▸ **Work to complete**: Look through the data below. Show each line where the string "this" occurs.

(A block of data)
--------------------------------

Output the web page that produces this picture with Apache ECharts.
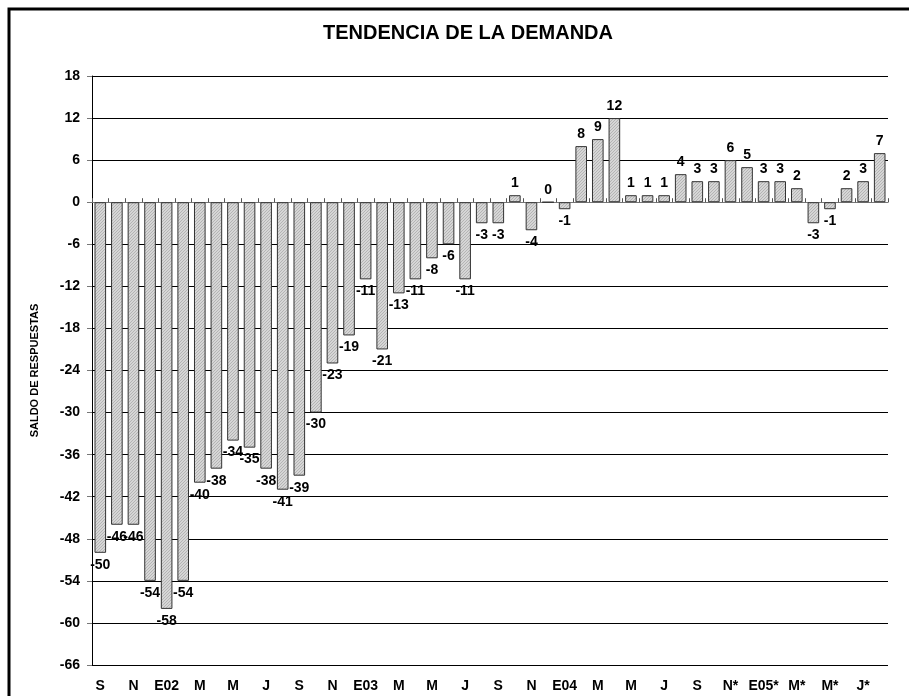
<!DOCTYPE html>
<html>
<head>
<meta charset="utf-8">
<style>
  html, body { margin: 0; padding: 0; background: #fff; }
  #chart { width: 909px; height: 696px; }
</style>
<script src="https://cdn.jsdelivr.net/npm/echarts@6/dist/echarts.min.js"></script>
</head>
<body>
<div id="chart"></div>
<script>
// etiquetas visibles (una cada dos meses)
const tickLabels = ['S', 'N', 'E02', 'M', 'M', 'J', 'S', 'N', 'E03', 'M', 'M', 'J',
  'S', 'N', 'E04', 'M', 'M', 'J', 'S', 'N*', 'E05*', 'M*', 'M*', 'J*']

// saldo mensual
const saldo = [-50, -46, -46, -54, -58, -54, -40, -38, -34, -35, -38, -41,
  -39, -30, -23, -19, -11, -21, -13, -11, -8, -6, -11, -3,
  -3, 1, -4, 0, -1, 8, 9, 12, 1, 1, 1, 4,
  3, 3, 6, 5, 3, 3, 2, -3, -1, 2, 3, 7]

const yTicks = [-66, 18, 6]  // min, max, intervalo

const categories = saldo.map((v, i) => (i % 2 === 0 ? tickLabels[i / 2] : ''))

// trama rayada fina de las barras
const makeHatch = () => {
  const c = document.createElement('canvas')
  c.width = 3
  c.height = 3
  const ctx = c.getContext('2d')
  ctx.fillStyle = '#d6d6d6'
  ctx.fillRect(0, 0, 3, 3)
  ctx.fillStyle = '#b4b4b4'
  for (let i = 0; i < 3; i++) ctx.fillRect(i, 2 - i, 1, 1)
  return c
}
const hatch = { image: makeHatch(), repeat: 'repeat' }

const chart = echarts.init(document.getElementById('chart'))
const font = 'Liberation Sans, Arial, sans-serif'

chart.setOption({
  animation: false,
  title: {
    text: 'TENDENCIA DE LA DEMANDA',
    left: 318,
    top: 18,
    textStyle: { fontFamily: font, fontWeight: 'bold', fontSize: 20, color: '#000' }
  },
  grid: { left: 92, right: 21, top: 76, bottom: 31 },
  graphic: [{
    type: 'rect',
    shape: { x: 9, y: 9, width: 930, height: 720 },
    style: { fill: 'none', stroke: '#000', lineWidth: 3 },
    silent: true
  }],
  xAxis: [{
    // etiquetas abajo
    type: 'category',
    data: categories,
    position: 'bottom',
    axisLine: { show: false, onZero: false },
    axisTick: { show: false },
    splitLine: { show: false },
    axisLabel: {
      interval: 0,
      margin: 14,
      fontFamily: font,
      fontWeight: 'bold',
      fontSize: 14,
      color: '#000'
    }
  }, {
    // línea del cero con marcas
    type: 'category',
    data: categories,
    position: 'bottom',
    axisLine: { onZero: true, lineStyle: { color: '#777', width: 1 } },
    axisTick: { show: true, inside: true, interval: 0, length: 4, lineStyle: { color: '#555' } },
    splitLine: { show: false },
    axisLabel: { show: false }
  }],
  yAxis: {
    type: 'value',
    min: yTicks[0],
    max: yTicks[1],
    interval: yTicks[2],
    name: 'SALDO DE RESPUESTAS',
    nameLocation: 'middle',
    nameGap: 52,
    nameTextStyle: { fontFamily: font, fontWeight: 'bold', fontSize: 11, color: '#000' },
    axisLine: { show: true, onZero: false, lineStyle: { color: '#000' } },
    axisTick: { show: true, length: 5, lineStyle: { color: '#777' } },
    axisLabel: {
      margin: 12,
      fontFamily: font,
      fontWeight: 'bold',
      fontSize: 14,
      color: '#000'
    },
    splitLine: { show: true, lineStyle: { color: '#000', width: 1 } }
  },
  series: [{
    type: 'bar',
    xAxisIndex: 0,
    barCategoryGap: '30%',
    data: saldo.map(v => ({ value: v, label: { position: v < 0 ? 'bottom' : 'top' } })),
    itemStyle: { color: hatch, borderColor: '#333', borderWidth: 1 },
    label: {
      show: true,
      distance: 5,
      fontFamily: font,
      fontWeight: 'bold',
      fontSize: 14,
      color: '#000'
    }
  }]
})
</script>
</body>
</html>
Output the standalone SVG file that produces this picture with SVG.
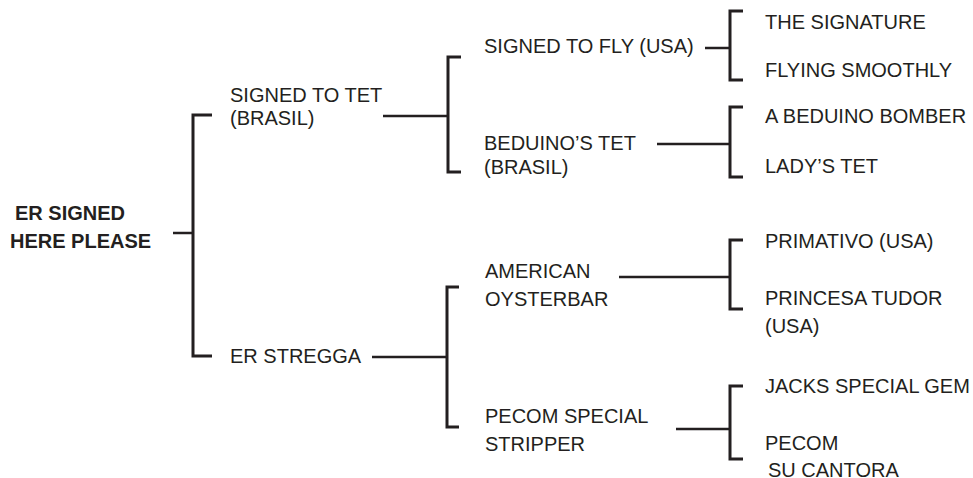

--------------------------------

▸ **Written answer**:
Output the web page that produces this picture with Apache ECharts.
Output the standalone SVG file that produces this picture with SVG.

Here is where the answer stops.